Not enough can be said about the acting showcase happening here with the magnificent trio of Alicia Vikander, Oscar Isaac, and Domhnall Gleeson. Each portraying three distinct characters, the showstopper undoubtedly proves to be Vikander in the way she brings such humanity to this robot. She walks the fine line reminding you she’s only a robot but displaying the human elements necessary for her to pass the test. I even found myself forgetting she’s meant to display human-like qualities in the way she easily weaves through the emotions and machinations necessary in displaying Ava. Gleeson serves as the entry point into this strange situation and does well reacting to it all but Oscar Isaac really captures the scumbag nature of Nathan. Certainly not someone you want to spend too much time with, Issac displays what would make him so appealing for others to interact with but also a complete sociopath when spending a considerable amount of time. Oh, and he also has a killer dance sequence with Sonoya Mizuno, which may be the greatest thing ever filmed.
Having this be Alex Garland’s directorial debut genuinely makes me angry because of the intellectual brilliance he displays. Known for being a writer of several films before taking on Ex Machina, he uses ideas and concepts from real technology and literature but crafts this Frankenstein-like film with such efficiency and filled with thought. Every conversation held between these characters felt like a goldmine of ideas regarding human consciousness. Each session with Ava latches on to different notions and emotions we may take for granted but undeniably remains fundamental to human existence. This pairs well with the neverending sense of unease Garland builds where no one can fully trust the other in this circumstance. Caleb, Ava, and Nathan all keep something under the vest and never share complete honesty with the others. You just keep waiting for something calamitous to happen and the way this film carries out its message not only perfectly puts a bow on everything narratively, but also with themes staring right at you.
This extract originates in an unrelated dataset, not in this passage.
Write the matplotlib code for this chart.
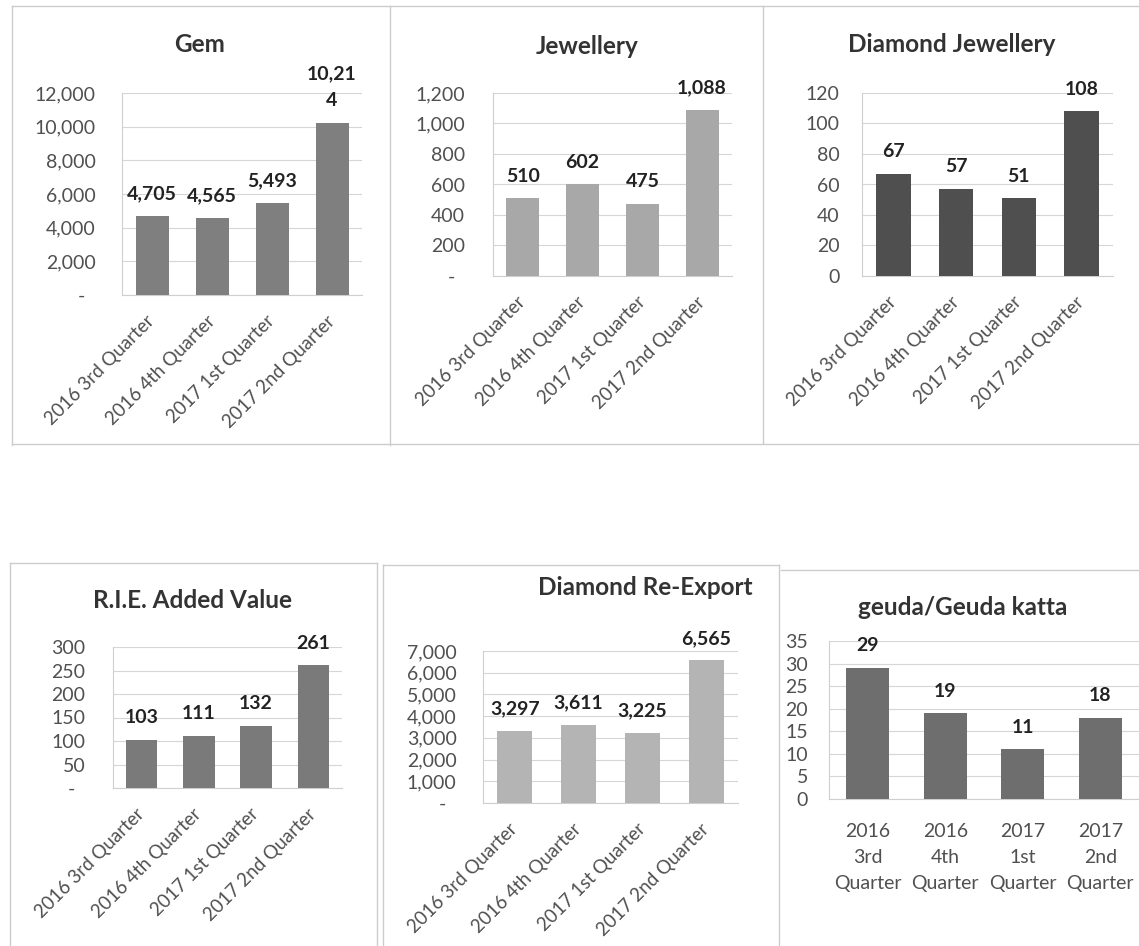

Garland impresses with this and genuinely becomes someone I will follow to any project to see what else he can conjure.
Undeniably potent in every facet, Ex Machina works on every single level and comes forward with the vision of its writer/director. It has a larger conversation about grand topics but also takes an important and harsh look at the men who typically want to craft something like artificial intelligence. The breakdown works wonders and it proves to be a story that only gets more enriching upon repeat viewings.